10 Signs You’re A Senior Citizen Trapped In A Young Person’s Body

With Microsoft’s new age detector, it was no surprise that you were the only one out of your friends to land the 63-year-old prediction. You’re an old soul caged up in a 20 year-old’s body and choose to appreciate the simpler things in life. Whether it’s the polaroid camera strapped around your neck or your extensive tea cup collection, you might not always fit in with your ‘bar-star’ friends. But hey! All those teenyboppers are going to be just like you one day. Here’s 10 times you proved your old age regardless of your appearance:

1. You still have cable, not Netflix. You feel no shame in catching the 6:00 news while cooking dinner and are boycotting Netflix until they add I Love Lucy to the mix.

2. John Travolta, Paul McCartney, or Tom Cruise would be your #mcm…if you knew what that stood for.

3. You like your lights, coffee, and chocolate all the same…DARK. You turn down the lights for economic rather than romantic purposes.

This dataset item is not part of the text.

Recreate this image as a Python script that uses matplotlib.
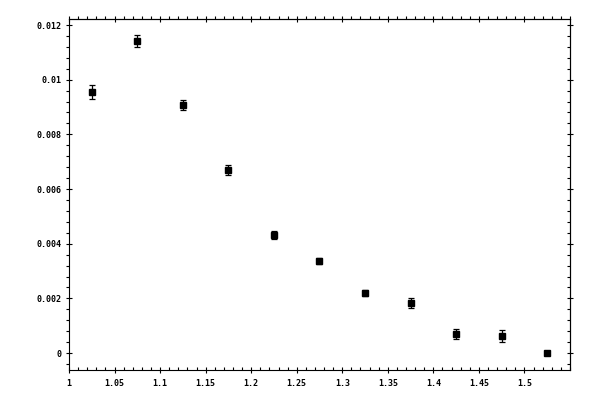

Mood lighting? More like a student who CANNOT afford another crazy utility bill. I’ll take a black coffee and some semi sweet dark chocolate in my rocking chair please.

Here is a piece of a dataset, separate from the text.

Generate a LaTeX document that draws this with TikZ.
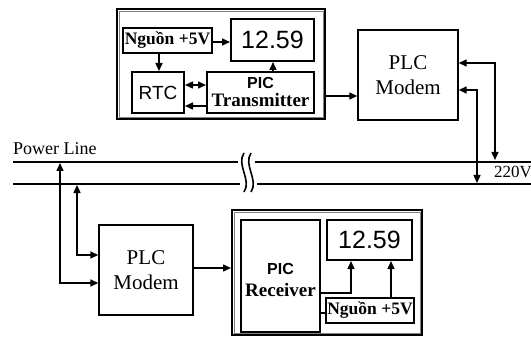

4. Knitting is a legitimate skill you’ve contemplated changing your major to. 

5. People get mad at you for not using Emojis when you text. You’re definitely technologically impaired. You live by the ‘if it’s not broken, don’t fix it’ philosophy and you are perfectly content with your Samsung Razor flip phone thank you very much.

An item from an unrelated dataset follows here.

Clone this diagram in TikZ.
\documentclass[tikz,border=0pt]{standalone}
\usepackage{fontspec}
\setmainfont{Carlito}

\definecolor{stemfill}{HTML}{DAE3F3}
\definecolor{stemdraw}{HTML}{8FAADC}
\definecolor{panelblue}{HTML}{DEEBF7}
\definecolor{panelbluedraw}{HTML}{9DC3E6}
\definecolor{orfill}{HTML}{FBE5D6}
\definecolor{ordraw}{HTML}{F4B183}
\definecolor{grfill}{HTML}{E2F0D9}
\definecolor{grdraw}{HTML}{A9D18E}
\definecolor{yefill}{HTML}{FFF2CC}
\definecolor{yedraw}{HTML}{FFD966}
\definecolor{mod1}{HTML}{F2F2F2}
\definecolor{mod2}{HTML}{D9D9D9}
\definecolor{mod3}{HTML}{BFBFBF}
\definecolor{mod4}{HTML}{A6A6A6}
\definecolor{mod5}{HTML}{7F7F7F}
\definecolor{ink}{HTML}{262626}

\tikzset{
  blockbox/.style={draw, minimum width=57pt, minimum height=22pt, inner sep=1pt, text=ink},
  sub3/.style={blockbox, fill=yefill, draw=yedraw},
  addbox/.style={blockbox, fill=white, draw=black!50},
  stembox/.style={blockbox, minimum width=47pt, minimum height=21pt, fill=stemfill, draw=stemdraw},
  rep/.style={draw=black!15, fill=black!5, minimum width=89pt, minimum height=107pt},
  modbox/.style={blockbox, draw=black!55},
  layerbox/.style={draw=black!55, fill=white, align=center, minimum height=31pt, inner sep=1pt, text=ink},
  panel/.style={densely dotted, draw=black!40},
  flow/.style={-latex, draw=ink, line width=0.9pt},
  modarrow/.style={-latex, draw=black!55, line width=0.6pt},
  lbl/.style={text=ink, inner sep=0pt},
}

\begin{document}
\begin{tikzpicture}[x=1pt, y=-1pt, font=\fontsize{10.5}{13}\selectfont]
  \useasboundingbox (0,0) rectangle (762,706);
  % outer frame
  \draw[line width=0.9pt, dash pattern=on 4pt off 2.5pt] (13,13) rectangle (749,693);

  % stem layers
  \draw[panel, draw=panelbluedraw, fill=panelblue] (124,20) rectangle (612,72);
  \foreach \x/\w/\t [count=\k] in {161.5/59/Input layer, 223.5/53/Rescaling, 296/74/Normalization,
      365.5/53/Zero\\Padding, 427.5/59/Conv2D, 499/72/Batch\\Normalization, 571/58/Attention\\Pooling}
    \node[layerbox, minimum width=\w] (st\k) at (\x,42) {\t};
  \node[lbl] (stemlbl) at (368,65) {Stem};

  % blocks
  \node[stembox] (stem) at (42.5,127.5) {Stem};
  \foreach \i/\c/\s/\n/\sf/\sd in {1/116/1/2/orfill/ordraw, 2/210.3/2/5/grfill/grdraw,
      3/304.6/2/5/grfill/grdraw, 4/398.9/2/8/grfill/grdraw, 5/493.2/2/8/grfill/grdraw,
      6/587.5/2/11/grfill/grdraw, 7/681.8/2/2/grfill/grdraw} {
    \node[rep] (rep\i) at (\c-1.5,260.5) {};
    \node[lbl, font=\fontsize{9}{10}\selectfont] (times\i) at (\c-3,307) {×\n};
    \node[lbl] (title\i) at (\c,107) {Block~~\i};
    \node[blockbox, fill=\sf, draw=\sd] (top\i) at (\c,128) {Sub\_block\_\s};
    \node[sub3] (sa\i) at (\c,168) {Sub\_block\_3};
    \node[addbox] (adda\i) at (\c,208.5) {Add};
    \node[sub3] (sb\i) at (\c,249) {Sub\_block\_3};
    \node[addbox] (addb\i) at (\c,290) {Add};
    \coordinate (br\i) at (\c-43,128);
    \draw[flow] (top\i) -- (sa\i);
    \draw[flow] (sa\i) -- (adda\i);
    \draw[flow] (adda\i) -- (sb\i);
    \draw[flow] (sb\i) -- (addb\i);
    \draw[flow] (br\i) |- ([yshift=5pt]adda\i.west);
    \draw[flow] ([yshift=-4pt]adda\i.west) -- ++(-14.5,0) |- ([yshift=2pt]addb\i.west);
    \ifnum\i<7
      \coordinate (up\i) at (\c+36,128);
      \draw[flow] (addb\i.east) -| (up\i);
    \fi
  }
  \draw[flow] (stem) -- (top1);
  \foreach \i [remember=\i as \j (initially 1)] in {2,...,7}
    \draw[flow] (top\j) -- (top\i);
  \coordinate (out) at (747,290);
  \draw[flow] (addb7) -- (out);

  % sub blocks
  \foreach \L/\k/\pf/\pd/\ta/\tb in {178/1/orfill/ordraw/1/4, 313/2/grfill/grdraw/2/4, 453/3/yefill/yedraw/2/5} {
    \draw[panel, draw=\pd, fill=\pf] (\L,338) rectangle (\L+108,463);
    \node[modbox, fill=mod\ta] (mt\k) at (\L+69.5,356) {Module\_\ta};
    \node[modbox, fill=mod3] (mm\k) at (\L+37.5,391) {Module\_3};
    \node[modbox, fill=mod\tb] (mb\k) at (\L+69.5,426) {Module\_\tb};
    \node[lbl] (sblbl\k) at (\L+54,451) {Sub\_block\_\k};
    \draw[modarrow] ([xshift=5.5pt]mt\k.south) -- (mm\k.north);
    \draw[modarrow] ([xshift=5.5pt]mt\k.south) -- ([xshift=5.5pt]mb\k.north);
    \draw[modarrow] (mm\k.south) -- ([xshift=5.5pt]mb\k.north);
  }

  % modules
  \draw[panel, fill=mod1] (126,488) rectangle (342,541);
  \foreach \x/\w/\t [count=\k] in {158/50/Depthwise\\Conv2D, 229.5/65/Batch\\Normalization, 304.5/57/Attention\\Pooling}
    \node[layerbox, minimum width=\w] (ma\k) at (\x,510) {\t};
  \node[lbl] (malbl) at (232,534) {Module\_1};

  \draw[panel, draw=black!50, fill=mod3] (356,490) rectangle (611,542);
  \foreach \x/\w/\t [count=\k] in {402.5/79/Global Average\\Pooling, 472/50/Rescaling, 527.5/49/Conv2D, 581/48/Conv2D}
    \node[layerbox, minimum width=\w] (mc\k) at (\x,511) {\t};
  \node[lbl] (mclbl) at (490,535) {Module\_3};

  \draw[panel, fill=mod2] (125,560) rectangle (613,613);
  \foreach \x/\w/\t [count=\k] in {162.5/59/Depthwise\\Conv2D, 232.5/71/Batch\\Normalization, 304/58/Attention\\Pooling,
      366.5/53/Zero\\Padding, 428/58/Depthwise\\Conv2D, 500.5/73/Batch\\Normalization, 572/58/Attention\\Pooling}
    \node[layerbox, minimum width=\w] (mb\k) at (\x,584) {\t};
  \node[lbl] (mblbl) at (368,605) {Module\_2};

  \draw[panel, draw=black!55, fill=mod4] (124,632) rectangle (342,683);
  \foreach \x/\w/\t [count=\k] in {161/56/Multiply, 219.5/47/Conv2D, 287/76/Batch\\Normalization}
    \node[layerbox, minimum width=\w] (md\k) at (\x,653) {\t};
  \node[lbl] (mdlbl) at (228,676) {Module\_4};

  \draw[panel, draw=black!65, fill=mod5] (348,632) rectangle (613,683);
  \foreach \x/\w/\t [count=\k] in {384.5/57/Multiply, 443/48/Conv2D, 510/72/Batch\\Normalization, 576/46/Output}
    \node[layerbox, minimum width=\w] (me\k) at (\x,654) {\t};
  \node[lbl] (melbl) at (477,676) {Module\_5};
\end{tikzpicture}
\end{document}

6. You and your college roommates are the real golden girls. It should be against the law to let a group of crazy girls like you share an apartment.

7. Your closet is full of knit oversized sweaters. It’s like the grandma sweater trend was invented for you personally, and Value Village – or as you like to call it “the VV Boutique,” is home to all your comfortable fashion needs.

8. You couldn’t recognize a Top 30 music chart since the 90s and think Justin Bieber is a little punk who needs to learn some respect.

9. You take no shame in being in bed by 9:30 on a Saturday. 

10. You just feel old! Whether it’s the cringed look on your face every time you see an 8-year-old with an iPad or the pains in your back when you wake up, you genuinely feel like you’ve passed your time of Thirsty Thursdays and keg stands. Bring on retirement and an abundance of cats.